Aw, Kitty. Justin Ponsor is back this month, and Drew Hennessy hangs in there. Am I crazy? Does John Dell not come back? He doesn’t! Drew Hennessy sees Bags out. I thought really thought Dell was around longer! I thought he started much earlier and I thought he finished Bags’ run. I wonder what happened.


Take that, Nick. Meanwhile, the X-Men, who took a remarkably long time to get to Queens in their supersonic jet, have arrived at Queens in their supersonic jet. They see Aunt May’s damaged house and the people all around, but Storm says SHIELD told them to stay out of this. So the plane’s cloaked and they can’t go down. But Jean picks up some mental chatter that tells her May had a heart attack, so they head to the hospital. The whole X-Men team.

Ok, I had to look it up. Apparently Reed, Sue and Ben are 21 or there abouts, and Johnny is closer to Peter’s age. I woulda sworn they were all teens. But, then, I read those issues exactly once 20 years ago. I’m not so sure 21 ranks a “Dr. Richards” and a “Ms. Storm” (Isn’t she a doctor, too?) from a 15-year old, but whatever.



Nick says that, having seen all Peter’s been through, and continues to go through, and Nick had to be pragmatic, and assumed that there was a very good chance Peter would snap and become “the next big supervillain.” But he didn’t. Peter forces him to admit he was wrong. And, indeed, that he thinks he’s watching the development of “someone really special.” Nick is now off to the FF, and Peter says to tell Reed Richard “thanks but no thanks.” And then May promptly wakes up as soon as Nick is gone.
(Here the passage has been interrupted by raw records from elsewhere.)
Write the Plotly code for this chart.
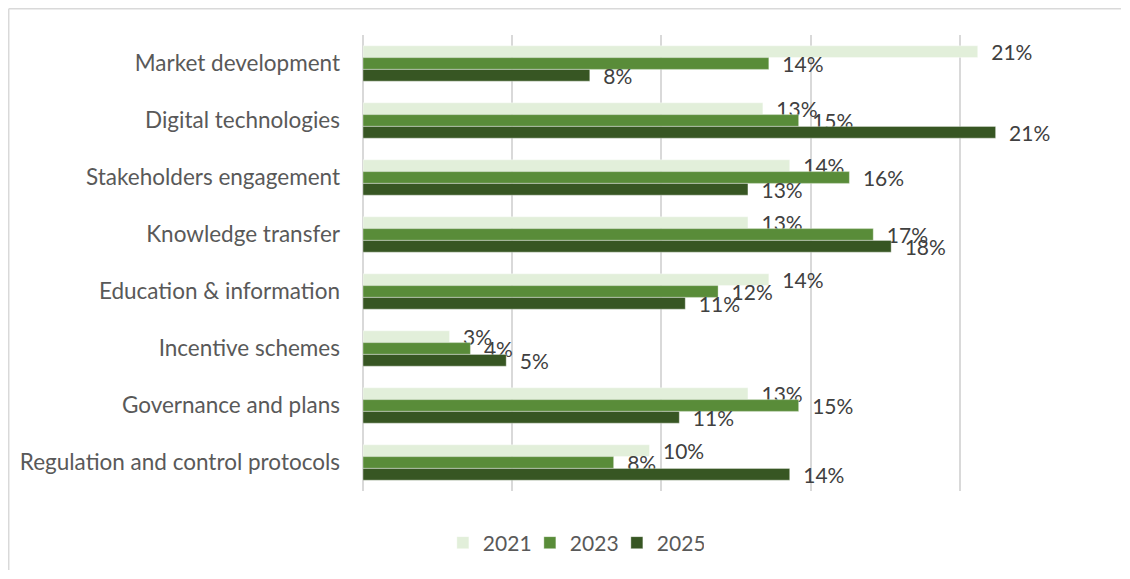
import plotly.graph_objects as go

# categories, top to bottom
categories = [
    "Market development",
    "Digital technologies",
    "Stakeholders engagement",
    "Knowledge transfer",
    "Education & information",
    "Incentive schemes",
    "Governance and plans",
    "Regulation and control protocols",
]

# shares in %
vals_2021 = [20.6, 13.4, 14.3, 12.9, 13.6, 2.9, 12.9, 9.6]
vals_2023 = [13.6, 14.6, 16.3, 17.1, 11.9, 3.6, 14.6, 8.4]
vals_2025 = [7.6, 21.2, 12.9, 17.7, 10.8, 4.8, 10.6, 14.3]

years = ["2021", "2023", "2025"]
series = [vals_2021, vals_2023, vals_2025]
colors = ["#E2EFDA", "#598C39", "#375623"]

FONT = "Lato"

fig = go.Figure()
for name, vals, col in zip(years, series, colors):
    fig.add_trace(go.Bar(
        name=name, y=categories, x=vals, orientation="h",
        marker=dict(color=col, line=dict(color="rgba(255,255,255,0.6)", width=0.6)),
        text=["\u2002" + f"{v:.0f}%" for v in vals],
        textposition="outside", constraintext="none", cliponaxis=False,
        textfont=dict(family=FONT, size=21, color="#404040"),
    ))

# chart frame: only its top and left edges fall inside the picture,
# kept inside the figure so the page does not overflow
frame = dict(line=dict(color="#D9D9D9", width=1.5), layer="below", xref="paper", yref="paper")

# the page body has an 8px margin: keep the figure inside the window
# (no scrollbars) and shift the margins by that amount
fig.update_layout(
    width=1114, height=563,
    barmode="group", bargap=0.38, bargroupgap=0,
    paper_bgcolor="white", plot_bgcolor="white",
    margin=dict(l=355, r=13, t=27, b=80, autoexpand=False),
    font=dict(family=FONT, size=21, color="#595959"),
    showlegend=True,
    legend=dict(orientation="h", x=0.282, xanchor="center", y=-0.114, yanchor="middle",
                font=dict(size=21, color="#595959"), traceorder="normal",
                entrywidth=42),
    shapes=[
        dict(type="line", x0=-0.4749, x1=1.016, y0=1.0576, y1=1.0576, **frame),
        dict(type="line", x0=-0.4749, x1=-0.4749, y0=-0.173, y1=1.0576, **frame),
    ],
)
fig.update_xaxes(range=[0, 25], dtick=5, showticklabels=False, automargin=False,
                 showgrid=True, gridcolor="#D9D9D9", gridwidth=1.5,
                 zeroline=True, zerolinecolor="#D9D9D9", zerolinewidth=1.5)
fig.update_yaxes(autorange="reversed", showgrid=False, ticks="", ticklabelstandoff=22,
                 automargin=False,
                 tickfont=dict(family=FONT, size=22.5, color="#595959"))

fig.write_html("out.html")
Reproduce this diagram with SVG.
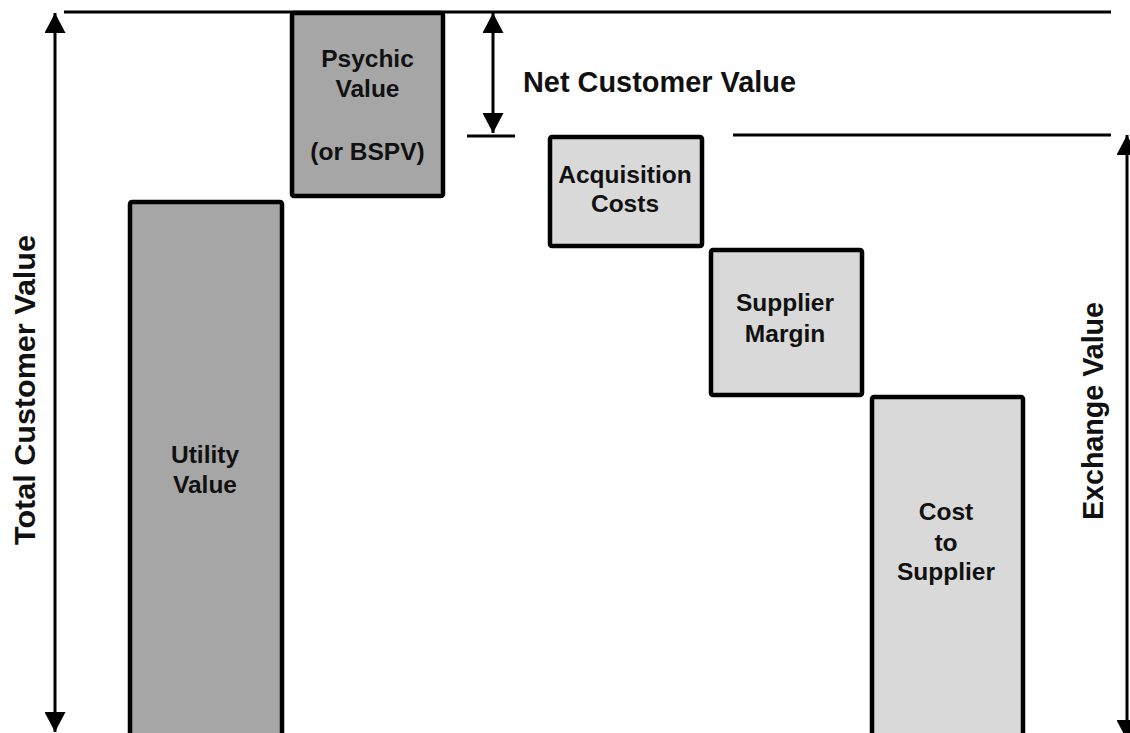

What a sweet little moment. I kinda hate that Bendis paired it with the X-Business. Maybe it was to create tension or something, but this arc put Peter & May through the ringer and I think they deserve their moment alone. Back in the neighborhood in Queens, Sharon Carter (Now blonde like the regular comics?) is giving the ol’ weather balloon speech, telling everyone what happened wasn’t mutant terrorism, no one in the neighborhood was a target, and that SHIELD is grateful to Spider-Man for his assistance. As she does this, MJ finds her mom, and SHIELD Agent Jimmy Woo is there to give MJ’s mom her own weather balloon speech. But instead of following that, we go to…


They have that hug, and she swings off, as Peter marvels at her “cool. And icky” organic webshooters that make no sense. Then we see sunrise at the Triskelion, where Nick Fury has the Scorpion clone and the Gwen clone in vats. Asked what should be done with them, he tells some science guy to “get to work.” Not ominous at all. But we’re running out of pages, so..


Aw, Kitty.

Nobody could just walk off what MJ went through. But can she still turn into a monster? That would be something, huh? Well, that’s it. The most insane Spider-Man story ever is over. It’s really, truly incredible how well it all came off. I mean, despite the mainline titles pushing way farther than anyone ever had before, I don’t think they could do this. This remains one of the all-time wildest comic book stories I’ve ever read, and the fact that they kept so many plates in the air and stuck the landing is genuinely amazing. And you almost gotta wonder… if you’re Bags… why not leave now? Drop the mic, man, you just drew the craziest thing ever. But he’s still around for some months yet, and we’re on to the next crazy thing.